Apocalypse-ready properties are being offered at various price points, ranging from $25,000 up into the millions, and they run the gamut from basic survivalist co-op apartments to vast underground military compounds.
Robert Vicino, founder of Vivos xPoint Shelters, reports interest in bunkers has dramatically increased within the past year. “People are waking up to the pending doom that surrounds us and are seeking a viable Plan B solution,” Vicino comments, adding his bunkers provide an opportunity to come out on the other side of what may be an “extinction-level event for everyone else.”

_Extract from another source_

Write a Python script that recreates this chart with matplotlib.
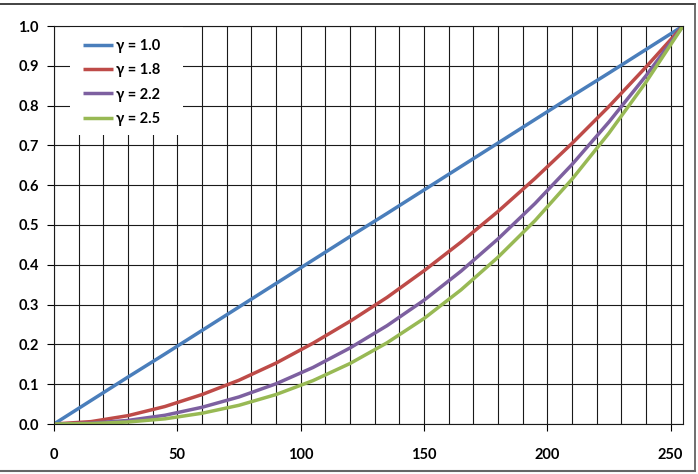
import matplotlib
matplotlib.use("Agg")
import matplotlib.pyplot as plt
from matplotlib.lines import Line2D
from matplotlib.patches import Rectangle

# ---- data (input code value vs. normalised output) ----
code = [0, 15, 30, 45, 60, 75, 90, 105, 120, 135, 150, 165, 180, 195, 210, 225, 240, 255]
g10 = [0.000, 0.059, 0.118, 0.176, 0.235, 0.294, 0.353, 0.412, 0.471, 0.529,
       0.588, 0.647, 0.706, 0.765, 0.824, 0.882, 0.941, 1.000]
g18 = [0.000, 0.006, 0.021, 0.044, 0.074, 0.110, 0.153, 0.203, 0.258, 0.318,
       0.385, 0.457, 0.534, 0.617, 0.705, 0.798, 0.897, 1.000]
g22 = [0.000, 0.002, 0.009, 0.022, 0.042, 0.068, 0.101, 0.142, 0.191, 0.247,
       0.311, 0.384, 0.465, 0.554, 0.652, 0.759, 0.875, 1.000]
g25 = [0.000, 0.001, 0.005, 0.013, 0.027, 0.047, 0.074, 0.109, 0.152, 0.204,
       0.265, 0.337, 0.419, 0.511, 0.615, 0.731, 0.859, 1.000]
labels = ['γ = 1.0', 'γ = 1.8', 'γ = 2.2', 'γ = 2.5']
colors = ['#4A7EBB', '#BE4B48', '#7D60A0', '#98B954']

plt.rcParams['font.family'] = ['Lato', 'DejaVu Sans']
plt.rcParams['font.weight'] = 'bold'

fig = plt.figure(figsize=(6.98, 4.74), dpi=100)
ax = fig.add_axes([54/698, 50/474, 629/698, 398/474])

for ys, lab, c in zip([g10, g18, g22, g25], labels, colors):
    ax.plot(code, ys, color=c, lw=2.5, label=lab, solid_capstyle='butt', zorder=3)

ax.set_xlim(0, 255)
ax.set_ylim(0, 1.0)
ax.set_xticks(range(0, 251, 50))
ax.set_xticks(range(0, 251, 10), minor=True)
ax.set_yticks([i/10 for i in range(11)])
ax.yaxis.set_major_formatter(matplotlib.ticker.FormatStrFormatter('%.1f'))
ax.grid(which='both', axis='x', color='#1a1a1a', lw=0.8)
ax.grid(which='major', axis='y', color='#1a1a1a', lw=0.8)
ax.tick_params(axis='x', which='major', length=5, width=0.8, pad=12, labelsize=10.5)
ax.tick_params(axis='x', which='minor', length=0)
ax.tick_params(axis='y', which='major', length=5, width=0.8, pad=6, labelsize=10.5)
for s in ax.spines.values():
    s.set_linewidth(0.8)
    s.set_color('#1a1a1a')
    s.set_zorder(6)
ax.set_axisbelow(True)

# white box behind the legend (hides grid, like the original)
ax.add_patch(Rectangle((16/629, 289/398), 113/629, 109/398, transform=ax.transAxes,
                       facecolor='white', edgecolor='none', zorder=2))

leg = ax.legend(loc='upper left', bbox_to_anchor=(0.025, 1.0), borderaxespad=0,
                frameon=False, handlelength=2.1, handletextpad=0.2, labelspacing=0.7,
                borderpad=0.9, fontsize=10.5)
leg.set_zorder(5)

# outer chart border
fig.add_artist(Line2D([0, 695/698], [1 - 4/474, 1 - 4/474], color='#222222', lw=1.2))
fig.add_artist(Line2D([695/698, 695/698], [1 - 4/474, 1 - 471/474], color='#555555', lw=1.2))
fig.add_artist(Line2D([0, 695/698], [1 - 471/474, 1 - 471/474], color='#666666', lw=1.5))

fig.savefig('out.png', dpi=100)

Vivos xPoint, a former army base decommissioned in 1967, claims to be one of the largest survival communities available. It consists of 575 hardened concrete off-grid bunkers buried in the quiet grasslands of South Dakota, near the Wyoming border. Each bunker was reportedly built and fortified to withstand a 500,000-lb. internal blast while being strategically separated from the next bunker by an average of 400 feet in all directions, providing security, protection, and privacy. There are more than 100 miles of onsite roads providing access to each of the bunkers with several runways and a municipal airport nearby.

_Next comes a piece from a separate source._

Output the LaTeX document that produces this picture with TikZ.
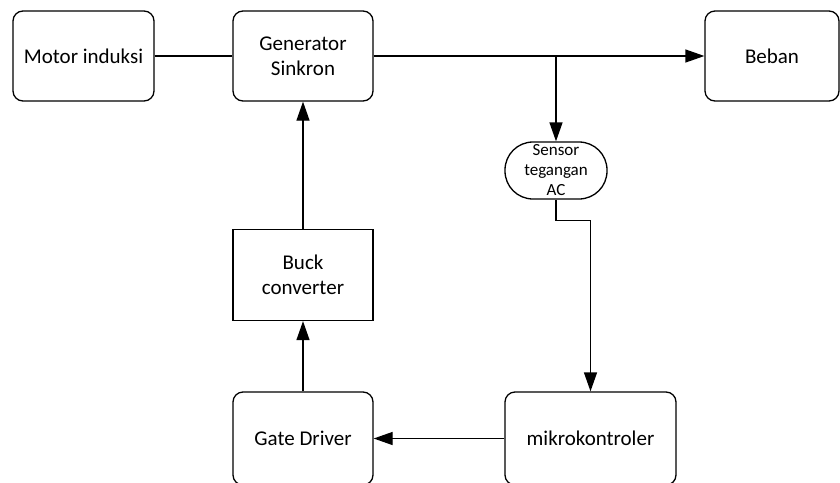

Although no one currently lives on base, buyers are starting to build out the interiors. The bunkers are priced at $25,000 to lease for 99 years, plus $1,000 annually, and that cost is the same no matter how many residents wind up using the space. The facility plans to expand to as many as 5,000 bunkers with features planned like general stores, hydroponic gardens, hot tub spas, shooting ranges, and even a community theater.
Vicino recently added a shared, fully furnished bunker to xPoint’s inventory, in which up to 24 people can purchase a private sleeping pod for $5,000 each. He incorporated both decorative and utilitarian lighting within the showroom bunker, including vintage-style filament bulbs and fixtures, and modern LED and halogen lights. His goal was to attain maximum lumens in practical areas while maintaining low-wattage consumption, and to provide accent and mood lighting for ambiance.
“We included decorative vintage string lights to create a warm atmosphere, and we used LED strip lights along the base of the great room and dome walls,” he says. The dining area features two large incandescent lighting fixtures over the dining table. These were selected to engender a rustic, yet casual, feel.
“A lot of consideration went into lighting the space,” Vicino adds. “The bunkers are able to withstand the worst-case scenario, but they’ll be of little value if they aren’t properly lit.”
Vicino estimates the cost of retrofitting each shelter – complete with a blast door seal and interior lock, an escape hatch, exhaust and air vents, a propane generator, a fuel tank, electrical wiring, plumbing, a hot water heater, and a septic system – is roughly $22,000.
For clients looking for something more luxurious, the company offers Vivos Europa One, billed as a “modern day Noah’s Ark” in a former Cold War-era munitions storage facility in Germany. The structure, carved out of solid bedrock, offers 34 private residences, each starting at 2,500 sq. ft., with the option to add a second story for a total of 5,000 sq. ft.
The residential units will be delivered empty and each owner will have the space renovated to their needs, choosing from options that include screening rooms, private pools, and gyms. Vicino compares the individual spaces to underground yachts and even recommends owners commission the same builders and designers who worked on their actual vessels.
“The sky is the limit,” Vicino explains. “Our clients are ordering everything from high-end appliances and glamorous furniture to modern technology and decorative lighting fixtures. No expense is being spared.”
Clyde Scott, President & CEO of Rising S Company, urges his clients to choose utilitarian and LED lighting for reliability and simplicity, plus the estimated lifespan of 50,000 hours or roughly 10 years or more. Rising S manufactures steel underground bunkers, storm shelters, safe rooms, blast doors, and emergency shelters. Since forming the company in 2003, Scott has constructed 20 shelters in Western Pennsylvania, with four in the Greater Pittsburgh area. As North Korean and Russian threats continue to raise demand, his company is building up to 300 per year worldwide at an average cost of $125,000.
“Practicality will always be first when making decisions about a product designed to save lives. Bunker lighting is just like home lighting, no more and no less creativity,” Scott remarks.